I would choose the second option. Because even when my hard drive on my laptop is working hard, most of the applications that reside in my memory and consume only CPU are still working fine. But when my CPU is 100% utilized – the laptop is completely stuck. No processing ability, not to process IO, nor to carry out CPU calculations.

People told me “SSD is going to solve our performance problems”. Well… – no. It sure will speed up some of the things that you are doing. But it is not going to solve the other problem from which you probably suffer – that of QoS and SLA. As long as there are computers, performance bottlenecks will remain. If you make one component work faster without changing anything else, the bottleneck will simply move to one of the other components.

The only way you can avoid the bottleneck and guarantee QoS in this case is by controlling the amount of resources each and every transaction takes… whether the resources are CPU or IO. It doesn’t matter if your problem is CPU or IO – MoreVRP will allow you to safeguard your QoS and SLA. Until today there doesn’t seem to be an overall solution to eliminate the bottleneck… but by using MoreVRP, you can make sure that it doesn’t affect your most critical transactions. No matter if you are working with SSDs or good old physical disks.

Something to think about the next time you consider buying a new storage device.

Cheers.

http://www.more-resource.com/blog/?p=74

2 תגובות:

גרי רשף Geri Reshef אמר/ה...

נשמע כמו Compression: פחות IO יותר CPU.

ליאור קינג אמר/ה...

מאמר יפה!

השימוש הנכון ב-SSD הוא במערכות OLTP ששם הגישה לנתונים היא אקראית ושם מורגש שיפור משמעותי בביצועים. זה פחות מומלץ ל-DWH ששם סורקים מסות של נתונים ודיסקים רגילים יודעים לעשות את זה די טוב (ובזול בהרבה).
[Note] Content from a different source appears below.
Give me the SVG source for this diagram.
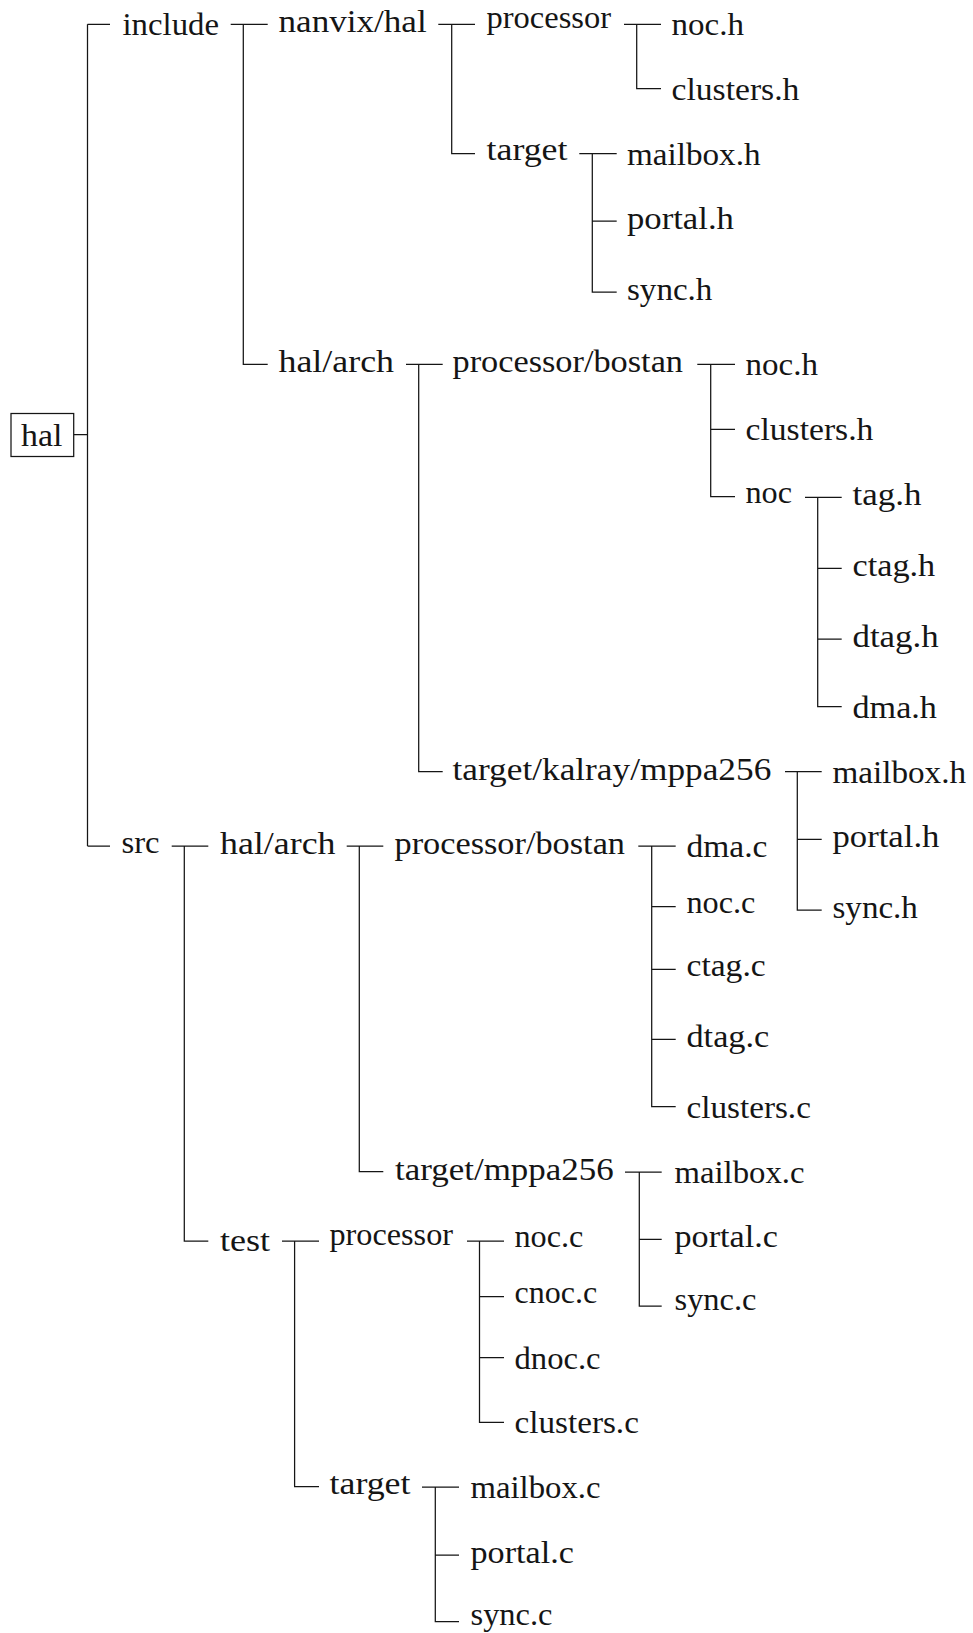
<svg xmlns="http://www.w3.org/2000/svg" width="973" height="1633" viewBox="0 0 973 1633">
  <style>
    .bg { fill: #ffffff; }
    .lbl { font-family: "Liberation Serif", "Times New Roman", serif; font-size: 32px; fill: #151515; }
    .edge { fill: none; stroke: #151515; stroke-width: 1.25; }
    .box { fill: #ffffff; stroke: #151515; stroke-width: 1.25; }
  </style>
  <rect class="bg" x="0" y="0" width="973" height="1633"/>

  <!-- tree connectors: one T-shaped fork per directory -->
  <g id="connectors">
    <!-- hal -->
    <path class="edge" d="M73.7 434.5 H87.5 M87.5 24.3 V846 M87.5 24.3 H110 M87.5 846 H110"/>
    <!-- include -->
    <path class="edge" d="M230.7 24.3 H267.7 M243.3 24.3 V364.3 H267.7"/>
    <!-- include/nanvix/hal -->
    <path class="edge" d="M438.3 24.3 H475 M451.7 24.3 V153.5 H475"/>
    <!-- nanvix/hal/processor -->
    <path class="edge" d="M624 24.3 H661 M636.7 24.3 V88.7 H661"/>
    <!-- nanvix/hal/target -->
    <path class="edge" d="M579.3 153.5 H616.7 M592.3 153.5 V292 H616.7 M592.3 221 H616.7"/>
    <!-- include/hal/arch -->
    <path class="edge" d="M406 364.3 H442.7 M418.7 364.3 V771.7 H442.7"/>
    <!-- processor/bostan (headers) -->
    <path class="edge" d="M697.3 364.3 H735 M710.7 364.3 V496.7 H735 M710.7 429.3 H735"/>
    <!-- noc -->
    <path class="edge" d="M805 497.3 H841.7 M817.7 497.3 V706.7 H841.7 M817.7 568.3 H841.7 M817.7 639 H841.7"/>
    <!-- target/kalray/mppa256 -->
    <path class="edge" d="M785 771.7 H821.7 M797.3 771.7 V910 H821.7 M797.3 839.3 H821.7"/>
    <!-- src -->
    <path class="edge" d="M171.7 846 H208.3 M184.3 846 V1241 H208.3"/>
    <!-- src/hal/arch -->
    <path class="edge" d="M346.7 846 H383.3 M359.3 846 V1171.7 H383.3"/>
    <!-- processor/bostan (sources) -->
    <path class="edge" d="M638.3 846 H675.7 M651.7 846 V1106.7 H675.7 M651.7 906.7 H675.7 M651.7 969.3 H675.7 M651.7 1039.3 H675.7"/>
    <!-- target/mppa256 -->
    <path class="edge" d="M625 1172 H661.7 M639.3 1172 V1306 H661.7 M639.3 1239.3 H661.7"/>
    <!-- test -->
    <path class="edge" d="M282 1241 H319 M294.6 1241 V1486.7 H319"/>
    <!-- test/processor -->
    <path class="edge" d="M467 1241 H504 M479.5 1241 V1422.3 H504 M479.5 1296.7 H504 M479.5 1357.7 H504"/>
    <!-- test/target -->
    <path class="edge" d="M422 1487 H459 M435.3 1487 V1621.7 H459 M435.3 1555 H459"/>
  </g>

  <!-- root -->
  <g id="n-hal">
    <rect class="box" x="11" y="413.5" width="62.7" height="43"/>
    <text class="lbl" x="21" y="446" textLength="41.4" lengthAdjust="spacingAndGlyphs">hal</text>
  </g>

  <!-- include tree -->
  <g id="n-include"><text class="lbl" x="122.5" y="35" textLength="96.5" lengthAdjust="spacingAndGlyphs">include</text></g>
  <g id="n-nanvix-hal"><text class="lbl" x="278.5" y="32.2" textLength="148.2" lengthAdjust="spacingAndGlyphs">nanvix/hal</text></g>
  <g id="n-nanvix-processor"><text class="lbl" x="486.5" y="28" textLength="124.5" lengthAdjust="spacingAndGlyphs">processor</text></g>
  <g id="n-nanvix-noc-h"><text class="lbl" x="671.5" y="35" textLength="72.4" lengthAdjust="spacingAndGlyphs">noc.h</text></g>
  <g id="n-nanvix-clusters-h"><text class="lbl" x="671.5" y="99.8" textLength="127.9" lengthAdjust="spacingAndGlyphs">clusters.h</text></g>
  <g id="n-nanvix-target"><text class="lbl" x="486.5" y="160.3" textLength="81" lengthAdjust="spacingAndGlyphs">target</text></g>
  <g id="n-nanvix-mailbox-h"><text class="lbl" x="627" y="164.6" textLength="133.5" lengthAdjust="spacingAndGlyphs">mailbox.h</text></g>
  <g id="n-nanvix-portal-h"><text class="lbl" x="627" y="228.8" textLength="106.9" lengthAdjust="spacingAndGlyphs">portal.h</text></g>
  <g id="n-nanvix-sync-h"><text class="lbl" x="627" y="299.8" textLength="85.4" lengthAdjust="spacingAndGlyphs">sync.h</text></g>

  <g id="n-inc-hal-arch"><text class="lbl" x="278.5" y="372.3" textLength="115.5" lengthAdjust="spacingAndGlyphs">hal/arch</text></g>
  <g id="n-inc-bostan"><text class="lbl" x="452.5" y="372.3" textLength="230.5" lengthAdjust="spacingAndGlyphs">processor/bostan</text></g>
  <g id="n-inc-noc-h"><text class="lbl" x="745.5" y="375.2" textLength="72.4" lengthAdjust="spacingAndGlyphs">noc.h</text></g>
  <g id="n-inc-clusters-h"><text class="lbl" x="745.5" y="440.1" textLength="127.9" lengthAdjust="spacingAndGlyphs">clusters.h</text></g>
  <g id="n-inc-noc"><text class="lbl" x="745.5" y="503.4" textLength="46.5" lengthAdjust="spacingAndGlyphs">noc</text></g>
  <g id="n-tag-h"><text class="lbl" x="852.5" y="505.3" textLength="68.9" lengthAdjust="spacingAndGlyphs">tag.h</text></g>
  <g id="n-ctag-h"><text class="lbl" x="852.5" y="576" textLength="82.7" lengthAdjust="spacingAndGlyphs">ctag.h</text></g>
  <g id="n-dtag-h"><text class="lbl" x="852.5" y="646.8" textLength="86.1" lengthAdjust="spacingAndGlyphs">dtag.h</text></g>
  <g id="n-dma-h"><text class="lbl" x="852.5" y="717.5" textLength="84.4" lengthAdjust="spacingAndGlyphs">dma.h</text></g>
  <g id="n-inc-kalray"><text class="lbl" x="452.5" y="780" textLength="318.8" lengthAdjust="spacingAndGlyphs">target/kalray/mppa256</text></g>
  <g id="n-kalray-mailbox-h"><text class="lbl" x="832.5" y="782.5" textLength="133.5" lengthAdjust="spacingAndGlyphs">mailbox.h</text></g>
  <g id="n-kalray-portal-h"><text class="lbl" x="832.5" y="847.2" textLength="106.9" lengthAdjust="spacingAndGlyphs">portal.h</text></g>
  <g id="n-kalray-sync-h"><text class="lbl" x="832.5" y="917.7" textLength="85.4" lengthAdjust="spacingAndGlyphs">sync.h</text></g>

  <!-- src tree -->
  <g id="n-src"><text class="lbl" x="121.5" y="852.8" textLength="38.1" lengthAdjust="spacingAndGlyphs">src</text></g>
  <g id="n-src-hal-arch"><text class="lbl" x="220" y="853.7" textLength="115.5" lengthAdjust="spacingAndGlyphs">hal/arch</text></g>
  <g id="n-src-bostan"><text class="lbl" x="394.5" y="853.7" textLength="230.5" lengthAdjust="spacingAndGlyphs">processor/bostan</text></g>
  <g id="n-dma-c"><text class="lbl" x="686.5" y="856.8" textLength="80.9" lengthAdjust="spacingAndGlyphs">dma.c</text></g>
  <g id="n-src-noc-c"><text class="lbl" x="686.5" y="913.4" textLength="68.9" lengthAdjust="spacingAndGlyphs">noc.c</text></g>
  <g id="n-ctag-c"><text class="lbl" x="686.5" y="975.8" textLength="79.2" lengthAdjust="spacingAndGlyphs">ctag.c</text></g>
  <g id="n-dtag-c"><text class="lbl" x="686.5" y="1047" textLength="82.7" lengthAdjust="spacingAndGlyphs">dtag.c</text></g>
  <g id="n-src-clusters-c"><text class="lbl" x="686.5" y="1117.5" textLength="124.4" lengthAdjust="spacingAndGlyphs">clusters.c</text></g>
  <g id="n-src-mppa256"><text class="lbl" x="395" y="1179.6" textLength="218.8" lengthAdjust="spacingAndGlyphs">target/mppa256</text></g>
  <g id="n-src-mailbox-c"><text class="lbl" x="674.5" y="1183" textLength="130" lengthAdjust="spacingAndGlyphs">mailbox.c</text></g>
  <g id="n-src-portal-c"><text class="lbl" x="674.5" y="1247.3" textLength="103.4" lengthAdjust="spacingAndGlyphs">portal.c</text></g>
  <g id="n-src-sync-c"><text class="lbl" x="674.5" y="1309.8" textLength="82" lengthAdjust="spacingAndGlyphs">sync.c</text></g>

  <!-- test tree -->
  <g id="n-test"><text class="lbl" x="220" y="1250.5" textLength="50.1" lengthAdjust="spacingAndGlyphs">test</text></g>
  <g id="n-test-processor"><text class="lbl" x="329.5" y="1245.3" textLength="123.5" lengthAdjust="spacingAndGlyphs">processor</text></g>
  <g id="n-test-noc-c"><text class="lbl" x="514.5" y="1247.4" textLength="68.9" lengthAdjust="spacingAndGlyphs">noc.c</text></g>
  <g id="n-test-cnoc-c"><text class="lbl" x="514.5" y="1303.4" textLength="82.6" lengthAdjust="spacingAndGlyphs">cnoc.c</text></g>
  <g id="n-test-dnoc-c"><text class="lbl" x="514.5" y="1368.5" textLength="86.1" lengthAdjust="spacingAndGlyphs">dnoc.c</text></g>
  <g id="n-test-clusters-c"><text class="lbl" x="514.5" y="1433.1" textLength="124.4" lengthAdjust="spacingAndGlyphs">clusters.c</text></g>
  <g id="n-test-target"><text class="lbl" x="329.5" y="1493.5" textLength="81" lengthAdjust="spacingAndGlyphs">target</text></g>
  <g id="n-test-mailbox-c"><text class="lbl" x="470.5" y="1497.8" textLength="130" lengthAdjust="spacingAndGlyphs">mailbox.c</text></g>
  <g id="n-test-portal-c"><text class="lbl" x="470.5" y="1562.8" textLength="103.4" lengthAdjust="spacingAndGlyphs">portal.c</text></g>
  <g id="n-test-sync-c"><text class="lbl" x="470.5" y="1625.4" textLength="82" lengthAdjust="spacingAndGlyphs">sync.c</text></g>
</svg>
אם ה-CPU שלך מגיע ל-100%, צריך לבדוק אלו תהליכים גורמים לו להשתולל כך. כנראה שמה שריסן את התהליכים הללו היה ה- I/O וכאשר שדרגת ל- SSD לא היה מה שיימתן אותם.
כדאי לשקול להשתמש ב-resource governor שירסן את התהליכים "המשתוללים" .
שרתי פרודקשן מחזיקים בד"כ בקרי I/O רציניים. עדיף להשתמש בכרטיסי HBA עם חיבור fiber optic שמפחיתים במידה רבה את כמות ה-interupts ל- CPU הנובעים מפעולות I/O.